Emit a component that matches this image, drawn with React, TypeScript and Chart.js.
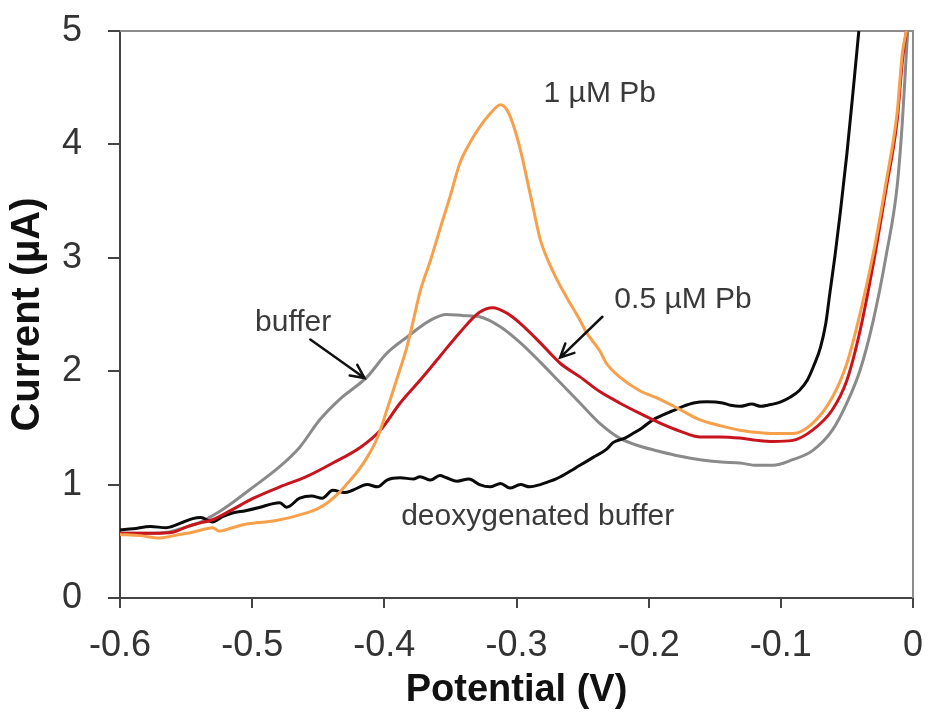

* * *

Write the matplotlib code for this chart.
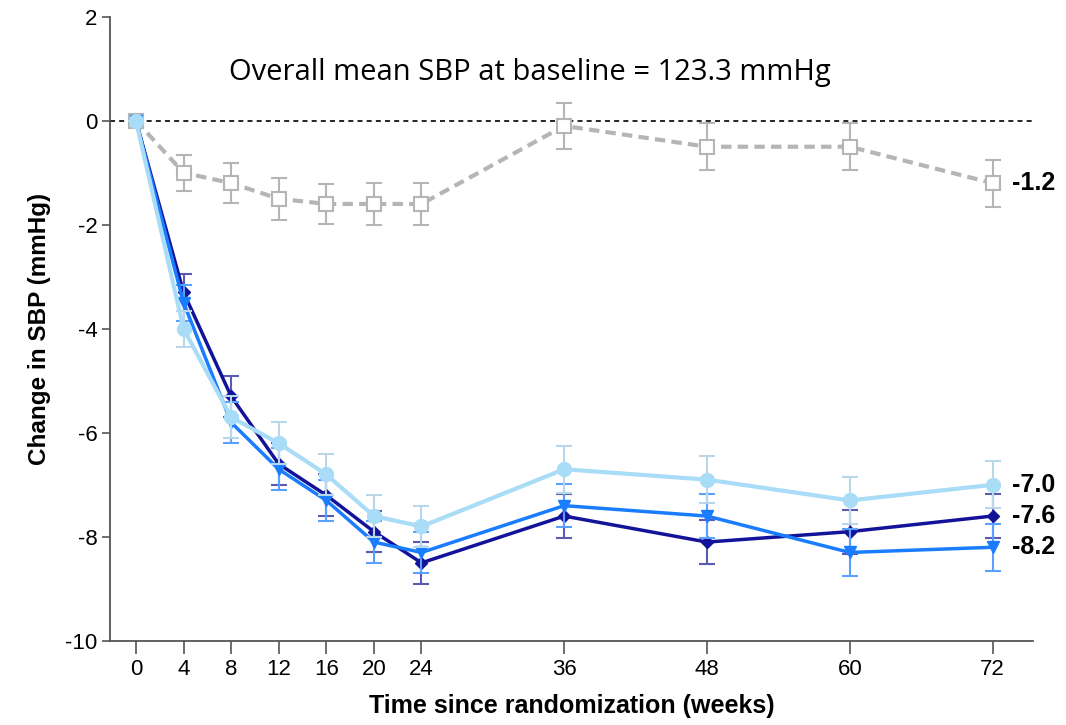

==

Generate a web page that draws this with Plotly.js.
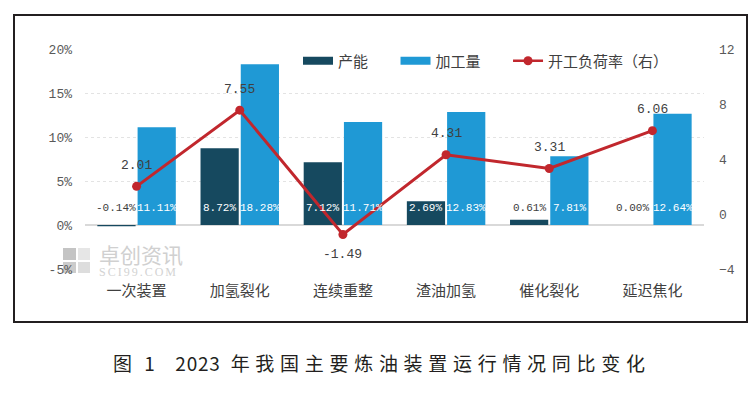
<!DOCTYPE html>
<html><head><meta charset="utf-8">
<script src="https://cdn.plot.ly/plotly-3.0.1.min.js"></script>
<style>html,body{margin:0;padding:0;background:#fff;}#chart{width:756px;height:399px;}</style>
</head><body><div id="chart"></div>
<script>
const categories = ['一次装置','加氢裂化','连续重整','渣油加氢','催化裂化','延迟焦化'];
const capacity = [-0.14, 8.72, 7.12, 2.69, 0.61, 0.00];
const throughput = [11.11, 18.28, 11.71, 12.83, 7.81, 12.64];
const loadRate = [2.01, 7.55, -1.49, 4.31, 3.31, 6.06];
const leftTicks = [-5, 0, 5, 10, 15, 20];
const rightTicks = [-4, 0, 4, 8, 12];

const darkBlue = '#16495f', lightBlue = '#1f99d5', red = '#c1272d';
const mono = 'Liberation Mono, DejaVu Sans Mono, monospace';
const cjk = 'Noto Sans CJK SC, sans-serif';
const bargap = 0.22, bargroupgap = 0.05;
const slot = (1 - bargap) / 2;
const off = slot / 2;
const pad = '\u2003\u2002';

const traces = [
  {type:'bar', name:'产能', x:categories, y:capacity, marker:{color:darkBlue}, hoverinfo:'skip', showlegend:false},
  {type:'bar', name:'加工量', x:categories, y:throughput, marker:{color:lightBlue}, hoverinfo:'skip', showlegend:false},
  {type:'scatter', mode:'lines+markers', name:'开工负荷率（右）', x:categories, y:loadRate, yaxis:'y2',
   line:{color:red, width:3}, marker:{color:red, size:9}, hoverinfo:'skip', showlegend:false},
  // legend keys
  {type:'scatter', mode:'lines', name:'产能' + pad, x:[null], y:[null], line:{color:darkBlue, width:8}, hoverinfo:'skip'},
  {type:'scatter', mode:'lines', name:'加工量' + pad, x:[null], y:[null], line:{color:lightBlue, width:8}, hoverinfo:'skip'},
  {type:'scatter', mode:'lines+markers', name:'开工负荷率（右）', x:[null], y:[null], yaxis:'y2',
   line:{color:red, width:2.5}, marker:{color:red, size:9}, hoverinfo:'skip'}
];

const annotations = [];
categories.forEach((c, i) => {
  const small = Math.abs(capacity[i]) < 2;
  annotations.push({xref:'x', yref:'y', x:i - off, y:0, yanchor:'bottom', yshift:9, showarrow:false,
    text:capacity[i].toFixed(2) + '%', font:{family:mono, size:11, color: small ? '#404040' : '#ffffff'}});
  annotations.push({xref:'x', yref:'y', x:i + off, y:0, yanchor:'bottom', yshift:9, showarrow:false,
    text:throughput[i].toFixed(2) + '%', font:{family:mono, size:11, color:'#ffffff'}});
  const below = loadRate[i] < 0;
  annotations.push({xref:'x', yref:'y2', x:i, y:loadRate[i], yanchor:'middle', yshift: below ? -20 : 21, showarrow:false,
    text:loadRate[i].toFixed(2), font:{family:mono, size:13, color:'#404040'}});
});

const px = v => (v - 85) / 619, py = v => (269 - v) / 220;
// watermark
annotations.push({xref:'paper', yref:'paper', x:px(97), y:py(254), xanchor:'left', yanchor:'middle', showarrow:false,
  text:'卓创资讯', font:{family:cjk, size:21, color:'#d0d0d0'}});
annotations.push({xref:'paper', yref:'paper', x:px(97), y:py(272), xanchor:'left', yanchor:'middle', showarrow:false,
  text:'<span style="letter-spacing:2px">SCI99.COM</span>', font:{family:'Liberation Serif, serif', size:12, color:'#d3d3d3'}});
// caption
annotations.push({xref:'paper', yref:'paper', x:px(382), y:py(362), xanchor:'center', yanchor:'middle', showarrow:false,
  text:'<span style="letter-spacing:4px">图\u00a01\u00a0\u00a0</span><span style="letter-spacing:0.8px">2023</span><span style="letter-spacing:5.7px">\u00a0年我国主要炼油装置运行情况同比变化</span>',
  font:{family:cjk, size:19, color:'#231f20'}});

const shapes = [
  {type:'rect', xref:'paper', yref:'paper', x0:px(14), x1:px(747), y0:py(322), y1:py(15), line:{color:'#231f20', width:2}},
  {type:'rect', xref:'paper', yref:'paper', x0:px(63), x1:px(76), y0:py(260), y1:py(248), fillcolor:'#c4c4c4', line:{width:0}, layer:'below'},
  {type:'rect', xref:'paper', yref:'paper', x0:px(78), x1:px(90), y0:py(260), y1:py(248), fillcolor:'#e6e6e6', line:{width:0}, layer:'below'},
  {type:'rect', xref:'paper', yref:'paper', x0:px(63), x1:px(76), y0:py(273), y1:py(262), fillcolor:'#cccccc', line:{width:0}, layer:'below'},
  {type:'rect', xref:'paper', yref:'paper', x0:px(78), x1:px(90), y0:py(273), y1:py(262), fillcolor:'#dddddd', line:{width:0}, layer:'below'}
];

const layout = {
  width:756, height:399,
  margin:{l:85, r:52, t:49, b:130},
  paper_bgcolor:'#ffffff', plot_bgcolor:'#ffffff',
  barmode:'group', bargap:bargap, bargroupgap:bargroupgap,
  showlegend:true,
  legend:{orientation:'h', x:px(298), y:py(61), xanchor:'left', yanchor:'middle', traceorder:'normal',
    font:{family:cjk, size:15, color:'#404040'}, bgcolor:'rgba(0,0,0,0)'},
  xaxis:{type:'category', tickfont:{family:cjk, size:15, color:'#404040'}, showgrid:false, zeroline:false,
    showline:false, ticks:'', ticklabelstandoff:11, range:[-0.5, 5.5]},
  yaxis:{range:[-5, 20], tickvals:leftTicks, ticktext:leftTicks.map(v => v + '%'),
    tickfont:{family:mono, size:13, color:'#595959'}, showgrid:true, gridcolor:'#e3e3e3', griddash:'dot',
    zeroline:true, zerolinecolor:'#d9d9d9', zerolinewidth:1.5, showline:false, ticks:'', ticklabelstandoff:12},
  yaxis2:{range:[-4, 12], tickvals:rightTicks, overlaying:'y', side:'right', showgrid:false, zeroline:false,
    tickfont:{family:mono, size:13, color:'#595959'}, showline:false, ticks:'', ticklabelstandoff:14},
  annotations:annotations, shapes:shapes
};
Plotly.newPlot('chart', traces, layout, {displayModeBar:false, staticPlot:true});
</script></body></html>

| GIVEN REQUEST |
Using the entries above, extract exactly the lines from the one that contains "Generate a web" through the one that contains "const pad = '\u2003\u2002';". Do not carry over any pictures.

| ANSWER BELOW |
Generate a web page that draws this with Plotly.js.
<!DOCTYPE html>
<html><head><meta charset="utf-8">
<script src="https://cdn.plot.ly/plotly-3.0.1.min.js"></script>
<style>html,body{margin:0;padding:0;background:#fff;}#chart{width:756px;height:399px;}</style>
</head><body><div id="chart"></div>
<script>
const categories = ['一次装置','加氢裂化','连续重整','渣油加氢','催化裂化','延迟焦化'];
const capacity = [-0.14, 8.72, 7.12, 2.69, 0.61, 0.00];
const throughput = [11.11, 18.28, 11.71, 12.83, 7.81, 12.64];
const loadRate = [2.01, 7.55, -1.49, 4.31, 3.31, 6.06];
const leftTicks = [-5, 0, 5, 10, 15, 20];
const rightTicks = [-4, 0, 4, 8, 12];

const darkBlue = '#16495f', lightBlue = '#1f99d5', red = '#c1272d';
const mono = 'Liberation Mono, DejaVu Sans Mono, monospace';
const cjk = 'Noto Sans CJK SC, sans-serif';
const bargap = 0.22, bargroupgap = 0.05;
const slot = (1 - bargap) / 2;
const off = slot / 2;
const pad = '\u2003\u2002';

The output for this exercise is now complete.